[JOB] Repeat what the lines below say, word for word, and skip every image.

[DATA EXTRACT]
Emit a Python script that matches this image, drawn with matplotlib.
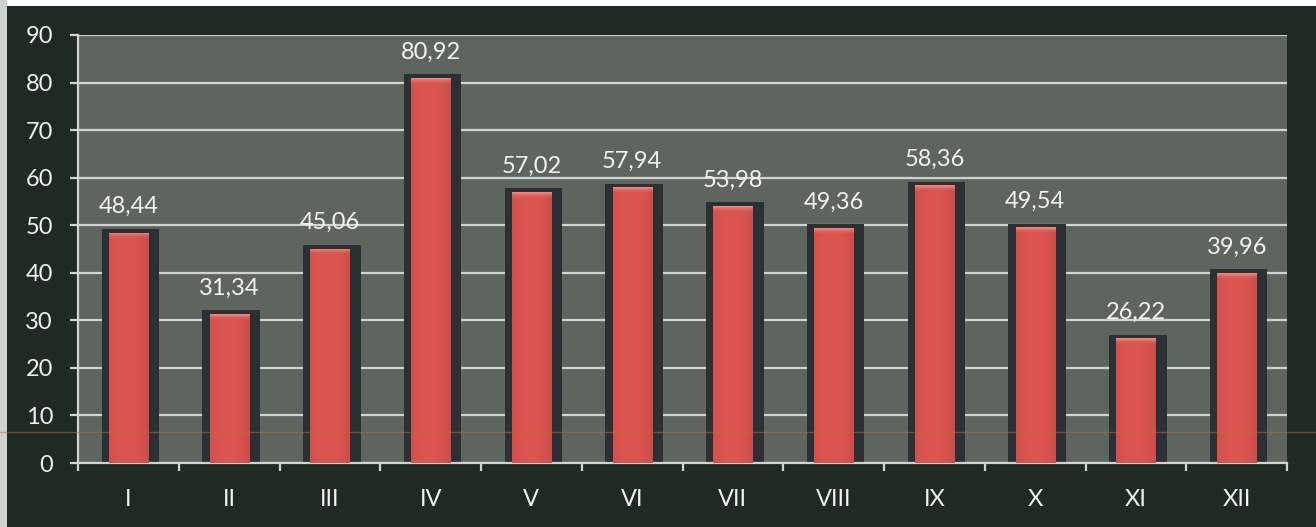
import matplotlib
matplotlib.use("Agg")
import matplotlib.pyplot as plt
import numpy as np

months = ["I", "II", "III", "IV", "V", "VI", "VII", "VIII", "IX", "X", "XI", "XII"]
values = [48.44, 31.34, 45.06, 80.92, 57.02, 57.94, 53.98, 49.36, 58.36, 49.54, 26.22, 39.96]
yticks = [0, 10, 20, 30, 40, 50, 60, 70, 80, 90]

plt.rcParams['font.family'] = ['Lato', 'DejaVu Sans']

fig = plt.figure(figsize=(13.16, 5.27), dpi=100)
fig.patch.set_facecolor('#1f2a24')
ax = fig.add_axes([0.0593, 0.1214, 0.9187, 0.8122])
ax.set_facecolor('#5e655e')

x = np.arange(len(months))
vals = np.array(values)

# scan edges
fig.patches.append(plt.Rectangle((0, 0.988), 1, 0.012, transform=fig.transFigure,
                                 facecolor='white', edgecolor='none', zorder=0))
fig.patches.append(plt.Rectangle((0, 0), 0.005, 1, transform=fig.transFigure,
                                 facecolor='#cfd3d0', edgecolor='none', zorder=0))
fig.add_artist(plt.Line2D([0, 1], [1 - 432 / 527, 1 - 432 / 527], transform=fig.transFigure,
                          color='#b8702a', lw=1.0, alpha=0.5, zorder=5))

# shadows
ax.bar(x + 0.02, vals + 0.8, width=0.57, color='#2b3034', zorder=2)
# main bars
bars = ax.bar(x, vals, width=0.39, color='#d6524d', zorder=3)
# horizontal shading across bars
n = 64
t = np.linspace(0, 1, n)
prof = 1 - 0.5 * (np.abs(t - 0.45) * 2) ** 3
base = np.array([0.86, 0.33, 0.31])
img = np.ones((1, n, 4))
for i in range(n):
    img[0, i, :3] = base * (0.88 + 0.12 * prof[i])
for b in bars:
    im = ax.imshow(img, extent=[b.get_x(), b.get_x() + b.get_width(), 0, b.get_height()],
                   aspect='auto', zorder=3.5, interpolation='bicubic')
    im.set_clip_path(b)
# soft top bevel
cap = 1.4
for b in bars:
    vimg = np.ones((n, 1, 4))
    for i in range(n):
        k = i / (n - 1)  # 0 at top
        c = np.array([0.93, 0.58, 0.55]) * (1 - k) + base * k
        vimg[i, 0, :3] = c
        vimg[i, 0, 3] = 1 - k
    h = b.get_height()
    im = ax.imshow(vimg, extent=[b.get_x(), b.get_x() + b.get_width(), h - cap, h],
                   aspect='auto', zorder=3.8, interpolation='bicubic')
    im.set_clip_path(b)

for xi, v in zip(x, vals):
    ax.annotate(f"{v:.2f}".replace('.', ','), (xi, v), xytext=(0, 14), textcoords='offset points',
                ha='center', va='baseline', color='#f4f4f4', fontsize=17, zorder=6)

ax.set_xlim(-0.5, len(months) - 0.5)
ax.set_ylim(0, 90)
ax.set_yticks(yticks)
ax.set_yticklabels([str(t) for t in yticks])
ax.yaxis.grid(True, color='#d2d2d2', lw=1.6, zorder=1)
ax.set_axisbelow(True)

ax.set_xticks(x)
ax.set_xticklabels(months)
ax.set_xticks(np.arange(-0.5, len(months)), minor=True)
ax.tick_params(axis='x', which='major', length=0, pad=19, labelsize=17, colors='#f2f2f2')
ax.tick_params(axis='x', which='minor', length=6, width=1.6, color='#d2d2d2', direction='out')
ax.tick_params(axis='y', length=6, width=1.6, color='#d2d2d2', pad=12, labelsize=17, labelcolor='#f2f2f2')

for s in ['top', 'right']:
    ax.spines[s].set_visible(False)
for s in ['left', 'bottom']:
    ax.spines[s].set_color('#d2d2d2')
    ax.spines[s].set_linewidth(1.6)

fig.savefig('out.png', dpi=100, facecolor=fig.get_facecolor())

[SOLUTION TO THIS EXERCISE]
Emit a Python script that matches this image, drawn with matplotlib.
import matplotlib
matplotlib.use("Agg")
import matplotlib.pyplot as plt
import numpy as np

months = ["I", "II", "III", "IV", "V", "VI", "VII", "VIII", "IX", "X", "XI", "XII"]
values = [48.44, 31.34, 45.06, 80.92, 57.02, 57.94, 53.98, 49.36, 58.36, 49.54, 26.22, 39.96]
yticks = [0, 10, 20, 30, 40, 50, 60, 70, 80, 90]

plt.rcParams['font.family'] = ['Lato', 'DejaVu Sans']

fig = plt.figure(figsize=(13.16, 5.27), dpi=100)
fig.patch.set_facecolor('#1f2a24')
ax = fig.add_axes([0.0593, 0.1214, 0.9187, 0.8122])
ax.set_facecolor('#5e655e')

x = np.arange(len(months))
vals = np.array(values)

# scan edges
fig.patches.append(plt.Rectangle((0, 0.988), 1, 0.012, transform=fig.transFigure,
                                 facecolor='white', edgecolor='none', zorder=0))
fig.patches.append(plt.Rectangle((0, 0), 0.005, 1, transform=fig.transFigure,
                                 facecolor='#cfd3d0', edgecolor='none', zorder=0))
fig.add_artist(plt.Line2D([0, 1], [1 - 432 / 527, 1 - 432 / 527], transform=fig.transFigure,
                          color='#b8702a', lw=1.0, alpha=0.5, zorder=5))

# shadows
ax.bar(x + 0.02, vals + 0.8, width=0.57, color='#2b3034', zorder=2)
# main bars
bars = ax.bar(x, vals, width=0.39, color='#d6524d', zorder=3)
# horizontal shading across bars
n = 64
t = np.linspace(0, 1, n)
prof = 1 - 0.5 * (np.abs(t - 0.45) * 2) ** 3
base = np.array([0.86, 0.33, 0.31])
img = np.ones((1, n, 4))
for i in range(n):
    img[0, i, :3] = base * (0.88 + 0.12 * prof[i])
for b in bars:
    im = ax.imshow(img, extent=[b.get_x(), b.get_x() + b.get_width(), 0, b.get_height()],
                   aspect='auto', zorder=3.5, interpolation='bicubic')
    im.set_clip_path(b)
# soft top bevel
cap = 1.4
for b in bars:
    vimg = np.ones((n, 1, 4))
    for i in range(n):
        k = i / (n - 1)  # 0 at top
        c = np.array([0.93, 0.58, 0.55]) * (1 - k) + base * k
        vimg[i, 0, :3] = c
        vimg[i, 0, 3] = 1 - k
    h = b.get_height()
    im = ax.imshow(vimg, extent=[b.get_x(), b.get_x() + b.get_width(), h - cap, h],
                   aspect='auto', zorder=3.8, interpolation='bicubic')
    im.set_clip_path(b)

for xi, v in zip(x, vals):
    ax.annotate(f"{v:.2f}".replace('.', ','), (xi, v), xytext=(0, 14), textcoords='offset points',
                ha='center', va='baseline', color='#f4f4f4', fontsize=17, zorder=6)

ax.set_xlim(-0.5, len(months) - 0.5)
ax.set_ylim(0, 90)
ax.set_yticks(yticks)
ax.set_yticklabels([str(t) for t in yticks])
ax.yaxis.grid(True, color='#d2d2d2', lw=1.6, zorder=1)
ax.set_axisbelow(True)

ax.set_xticks(x)
ax.set_xticklabels(months)
ax.set_xticks(np.arange(-0.5, len(months)), minor=True)
ax.tick_params(axis='x', which='major', length=0, pad=19, labelsize=17, colors='#f2f2f2')
ax.tick_params(axis='x', which='minor', length=6, width=1.6, color='#d2d2d2', direction='out')
ax.tick_params(axis='y', length=6, width=1.6, color='#d2d2d2', pad=12, labelsize=17, labelcolor='#f2f2f2')

for s in ['top', 'right']:
    ax.spines[s].set_visible(False)
for s in ['left', 'bottom']:
    ax.spines[s].set_color('#d2d2d2')
    ax.spines[s].set_linewidth(1.6)

fig.savefig('out.png', dpi=100, facecolor=fig.get_facecolor())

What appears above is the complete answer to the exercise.